_Problem_: Transcribe the material exactly. Images do not belong in the copy.

_Data provided_:
------------------------------

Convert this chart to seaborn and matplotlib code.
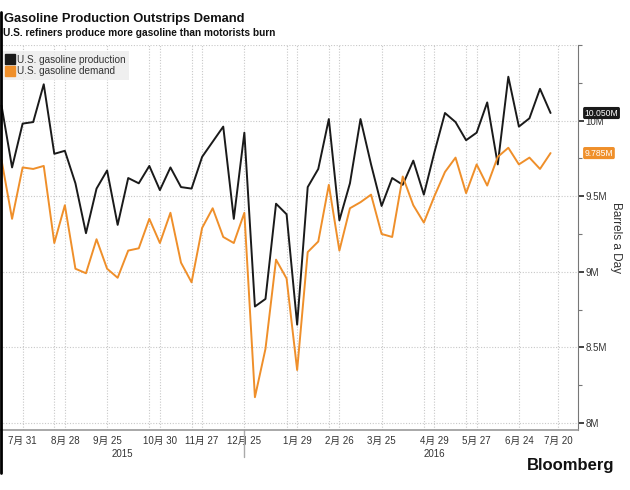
import matplotlib
matplotlib.use("Agg")
import matplotlib.pyplot as plt
from matplotlib.lines import Line2D
import seaborn as sns
import pandas as pd

# weekly EIA figures, million barrels a day, week ending Fridays
first_week = "2015-07-17"
production = [10.10, 9.69, 9.98, 9.99, 10.24, 9.78, 9.80, 9.585, 9.255, 9.55,
              9.67, 9.31, 9.62, 9.585, 9.70, 9.54, 9.69, 9.56, 9.55, 9.76,
              9.86, 9.96, 9.35, 9.92, 8.77, 8.82, 9.45, 9.38, 8.65, 9.56,
              9.68, 10.01, 9.34, 9.585, 10.01, 9.71, 9.435, 9.62, 9.575, 9.735,
              9.51, 9.79, 10.05, 9.99, 9.87, 9.92, 10.12, 9.71, 10.29, 9.96,
              10.015, 10.21, 10.05]
demand = [9.74, 9.35, 9.69, 9.68, 9.70, 9.19, 9.44, 9.02, 8.99, 9.215,
          9.02, 8.96, 9.14, 9.155, 9.35, 9.19, 9.39, 9.06, 8.93, 9.29,
          9.42, 9.23, 9.19, 9.39, 8.17, 8.49, 9.08, 8.955, 8.35, 9.13,
          9.20, 9.575, 9.14, 9.42, 9.46, 9.51, 9.25, 9.23, 9.63, 9.44,
          9.325, 9.50, 9.66, 9.755, 9.52, 9.71, 9.57, 9.76, 9.82, 9.71,
          9.755, 9.68, 9.785]
series_names = ["U.S. gasoline production", "U.S. gasoline demand"]
series_colors = ["#1a1a1a", "#ef8f2a"]

tick_dates = ["2015-07-31", "2015-08-28", "2015-09-25", "2015-10-30", "2015-11-27",
              "2015-12-25", "2016-01-29", "2016-02-26", "2016-03-25", "2016-04-29",
              "2016-05-27", "2016-06-24", "2016-07-20"]
extra_grid_dates = ["2015-08-21", "2015-10-23", "2015-11-20", "2016-01-22",
                    "2016-02-19", "2016-04-22", "2016-05-20"]
y_ticks = [8, 8.5, 9, 9.5, 10]
y_tick_labels = ["8M", "8.5M", "9M", "9.5M", "10M"]

weeks = pd.date_range(first_week, periods=len(production), freq="7D")
df = pd.concat([
    pd.DataFrame({"date": weeks, "value": production, "series": series_names[0]}),
    pd.DataFrame({"date": weeks, "value": demand, "series": series_names[1]}),
], ignore_index=True)

sns.set_style("white")
plt.rcParams["font.family"] = ["Liberation Sans", "Noto Sans CJK SC", "DejaVu Sans"]

fig = plt.figure(figsize=(6.3, 4.9), dpi=100)
ax = fig.add_axes([0.0, 0.1224, 0.917, 0.7858])

sns.lineplot(data=df, x="date", y="value", hue="series", palette=series_colors,
             linewidth=1.4, legend=False, ax=ax)

ax.set_xlim(pd.Timestamp("2015-07-16"), pd.Timestamp("2016-08-02"))
ax.set_ylim(7.953, 10.5)

# grid
grid_kw = dict(color="#c8c8c8", linestyle=(0, (1, 1.5)), linewidth=0.8, zorder=0)
for gy in [8, 8.5, 9, 9.5, 10, 10.5]:
    ax.axhline(gy, **grid_kw)
for gd in tick_dates + extra_grid_dates:
    ax.axvline(pd.Timestamp(gd), **grid_kw)

# axes styling
for side in ["left", "top"]:
    ax.spines[side].set_visible(False)
ax.spines["right"].set_color("#777777")
ax.spines["bottom"].set_color("#9a9a9a")
ax.spines["bottom"].set_linewidth(1.2)

ax.yaxis.tick_right()
ax.set_yticks(y_ticks)
ax.set_yticklabels(y_tick_labels)
ax.set_yticks([8.25, 8.75, 9.25, 9.75, 10.25, 10.5], minor=True)
ax.tick_params(axis="y", which="major", direction="out", length=4, width=1.3,
               color="#333333", labelsize=7, pad=1.5, labelcolor="#333333")
ax.tick_params(axis="y", which="minor", direction="out", length=3, width=0.8,
               color="#777777")
ax.set_xticks([pd.Timestamp(d) for d in tick_dates])
ax.set_xticklabels([f"{pd.Timestamp(d).month}月 {pd.Timestamp(d).day}" for d in tick_dates])
ax.tick_params(axis="x", length=0, labelsize=7, pad=4, labelcolor="#333333")
ax.set_xlabel("")
ax.yaxis.set_label_position("right")
ax.set_ylabel("Barrels a Day", rotation=270, labelpad=11, fontsize=8.5, color="#333333")

# year labels and separator
trans = ax.get_xaxis_transform()
ax.text(pd.Timestamp("2015-10-05"), -0.05, "2015", transform=trans, ha="center",
        va="top", fontsize=7, color="#333333")
ax.text(pd.Timestamp("2016-04-29"), -0.05, "2016", transform=trans, ha="center",
        va="top", fontsize=7, color="#333333")
ax.add_line(Line2D([pd.Timestamp("2015-12-25")] * 2, [0, -0.07], transform=trans,
                   color="#aaaaaa", linewidth=1, clip_on=False))

# last value tags
ytrans = ax.get_yaxis_transform()
for vals, col in zip([production, demand], series_colors):
    ax.text(1.012, vals[-1], f"{vals[-1]:.3f}M", transform=ytrans, ha="left",
            va="center", fontsize=6.2, color="white",
            bbox=dict(boxstyle="round,pad=0.18,rounding_size=0.2", fc=col, ec="none"))

# legend
handles = [Line2D([], [], marker="s", linestyle="none", markersize=7,
                  markerfacecolor=c, markeredgecolor=c) for c in series_colors]
leg = ax.legend(handles, series_names, loc="upper left", bbox_to_anchor=(0.003, 0.985),
                fontsize=7.2, frameon=True, fancybox=False, handlelength=0.8,
                handletextpad=0.3, labelspacing=0.15, borderpad=0.4, borderaxespad=0)
leg.get_frame().set_facecolor("#ececec")
leg.get_frame().set_edgecolor("none")
for t in leg.get_texts():
    t.set_color("#333333")

# titles
fig.text(0.006, 0.962, "Gasoline Production Outstrips Demand", fontsize=9.3,
         fontweight="bold", ha="left", va="center", color="#111111")
fig.text(0.004, 0.932, "U.S. refiners produce more gasoline than motorists burn",
         fontsize=7.3, fontweight="bold", ha="left", va="center", color="#111111")
fig.text(0.975, 0.051, "Bloomberg", fontsize=12, fontweight="bold", ha="right",
         va="center", color="#111111")

fig.add_artist(Line2D([0.002, 0.002], [0.035, 0.975], transform=fig.transFigure,
                      color="black", linewidth=2))

fig.savefig("out.png", dpi=100)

------------------------------

_Written answer_:
Convert this chart to seaborn and matplotlib code.
import matplotlib
matplotlib.use("Agg")
import matplotlib.pyplot as plt
from matplotlib.lines import Line2D
import seaborn as sns
import pandas as pd

# weekly EIA figures, million barrels a day, week ending Fridays
first_week = "2015-07-17"
production = [10.10, 9.69, 9.98, 9.99, 10.24, 9.78, 9.80, 9.585, 9.255, 9.55,
              9.67, 9.31, 9.62, 9.585, 9.70, 9.54, 9.69, 9.56, 9.55, 9.76,
              9.86, 9.96, 9.35, 9.92, 8.77, 8.82, 9.45, 9.38, 8.65, 9.56,
              9.68, 10.01, 9.34, 9.585, 10.01, 9.71, 9.435, 9.62, 9.575, 9.735,
              9.51, 9.79, 10.05, 9.99, 9.87, 9.92, 10.12, 9.71, 10.29, 9.96,
              10.015, 10.21, 10.05]
demand = [9.74, 9.35, 9.69, 9.68, 9.70, 9.19, 9.44, 9.02, 8.99, 9.215,
          9.02, 8.96, 9.14, 9.155, 9.35, 9.19, 9.39, 9.06, 8.93, 9.29,
          9.42, 9.23, 9.19, 9.39, 8.17, 8.49, 9.08, 8.955, 8.35, 9.13,
          9.20, 9.575, 9.14, 9.42, 9.46, 9.51, 9.25, 9.23, 9.63, 9.44,
          9.325, 9.50, 9.66, 9.755, 9.52, 9.71, 9.57, 9.76, 9.82, 9.71,
          9.755, 9.68, 9.785]
series_names = ["U.S. gasoline production", "U.S. gasoline demand"]
series_colors = ["#1a1a1a", "#ef8f2a"]

tick_dates = ["2015-07-31", "2015-08-28", "2015-09-25", "2015-10-30", "2015-11-27",
              "2015-12-25", "2016-01-29", "2016-02-26", "2016-03-25", "2016-04-29",
              "2016-05-27", "2016-06-24", "2016-07-20"]
extra_grid_dates = ["2015-08-21", "2015-10-23", "2015-11-20", "2016-01-22",
                    "2016-02-19", "2016-04-22", "2016-05-20"]
y_ticks = [8, 8.5, 9, 9.5, 10]
y_tick_labels = ["8M", "8.5M", "9M", "9.5M", "10M"]

weeks = pd.date_range(first_week, periods=len(production), freq="7D")
df = pd.concat([
    pd.DataFrame({"date": weeks, "value": production, "series": series_names[0]}),
    pd.DataFrame({"date": weeks, "value": demand, "series": series_names[1]}),
], ignore_index=True)

sns.set_style("white")
plt.rcParams["font.family"] = ["Liberation Sans", "Noto Sans CJK SC", "DejaVu Sans"]

fig = plt.figure(figsize=(6.3, 4.9), dpi=100)
ax = fig.add_axes([0.0, 0.1224, 0.917, 0.7858])

sns.lineplot(data=df, x="date", y="value", hue="series", palette=series_colors,
             linewidth=1.4, legend=False, ax=ax)

ax.set_xlim(pd.Timestamp("2015-07-16"), pd.Timestamp("2016-08-02"))
ax.set_ylim(7.953, 10.5)

# grid
grid_kw = dict(color="#c8c8c8", linestyle=(0, (1, 1.5)), linewidth=0.8, zorder=0)
for gy in [8, 8.5, 9, 9.5, 10, 10.5]:
    ax.axhline(gy, **grid_kw)
for gd in tick_dates + extra_grid_dates:
    ax.axvline(pd.Timestamp(gd), **grid_kw)

# axes styling
for side in ["left", "top"]:
    ax.spines[side].set_visible(False)
ax.spines["right"].set_color("#777777")
ax.spines["bottom"].set_color("#9a9a9a")
ax.spines["bottom"].set_linewidth(1.2)

ax.yaxis.tick_right()
ax.set_yticks(y_ticks)
ax.set_yticklabels(y_tick_labels)
ax.set_yticks([8.25, 8.75, 9.25, 9.75, 10.25, 10.5], minor=True)
ax.tick_params(axis="y", which="major", direction="out", length=4, width=1.3,
               color="#333333", labelsize=7, pad=1.5, labelcolor="#333333")
ax.tick_params(axis="y", which="minor", direction="out", length=3, width=0.8,
               color="#777777")
ax.set_xticks([pd.Timestamp(d) for d in tick_dates])
ax.set_xticklabels([f"{pd.Timestamp(d).month}月 {pd.Timestamp(d).day}" for d in tick_dates])
ax.tick_params(axis="x", length=0, labelsize=7, pad=4, labelcolor="#333333")
ax.set_xlabel("")
ax.yaxis.set_label_position("right")
ax.set_ylabel("Barrels a Day", rotation=270, labelpad=11, fontsize=8.5, color="#333333")

# year labels and separator
trans = ax.get_xaxis_transform()
ax.text(pd.Timestamp("2015-10-05"), -0.05, "2015", transform=trans, ha="center",
        va="top", fontsize=7, color="#333333")
ax.text(pd.Timestamp("2016-04-29"), -0.05, "2016", transform=trans, ha="center",
        va="top", fontsize=7, color="#333333")
ax.add_line(Line2D([pd.Timestamp("2015-12-25")] * 2, [0, -0.07], transform=trans,
                   color="#aaaaaa", linewidth=1, clip_on=False))

# last value tags
ytrans = ax.get_yaxis_transform()
for vals, col in zip([production, demand], series_colors):
    ax.text(1.012, vals[-1], f"{vals[-1]:.3f}M", transform=ytrans, ha="left",
            va="center", fontsize=6.2, color="white",
            bbox=dict(boxstyle="round,pad=0.18,rounding_size=0.2", fc=col, ec="none"))

# legend
handles = [Line2D([], [], marker="s", linestyle="none", markersize=7,
                  markerfacecolor=c, markeredgecolor=c) for c in series_colors]
leg = ax.legend(handles, series_names, loc="upper left", bbox_to_anchor=(0.003, 0.985),
                fontsize=7.2, frameon=True, fancybox=False, handlelength=0.8,
                handletextpad=0.3, labelspacing=0.15, borderpad=0.4, borderaxespad=0)
leg.get_frame().set_facecolor("#ececec")
leg.get_frame().set_edgecolor("none")
for t in leg.get_texts():
    t.set_color("#333333")

# titles
fig.text(0.006, 0.962, "Gasoline Production Outstrips Demand", fontsize=9.3,
         fontweight="bold", ha="left", va="center", color="#111111")
fig.text(0.004, 0.932, "U.S. refiners produce more gasoline than motorists burn",
         fontsize=7.3, fontweight="bold", ha="left", va="center", color="#111111")
fig.text(0.975, 0.051, "Bloomberg", fontsize=12, fontweight="bold", ha="right",
         va="center", color="#111111")

fig.add_artist(Line2D([0.002, 0.002], [0.035, 0.975], transform=fig.transFigure,
                      color="black", linewidth=2))

fig.savefig("out.png", dpi=100)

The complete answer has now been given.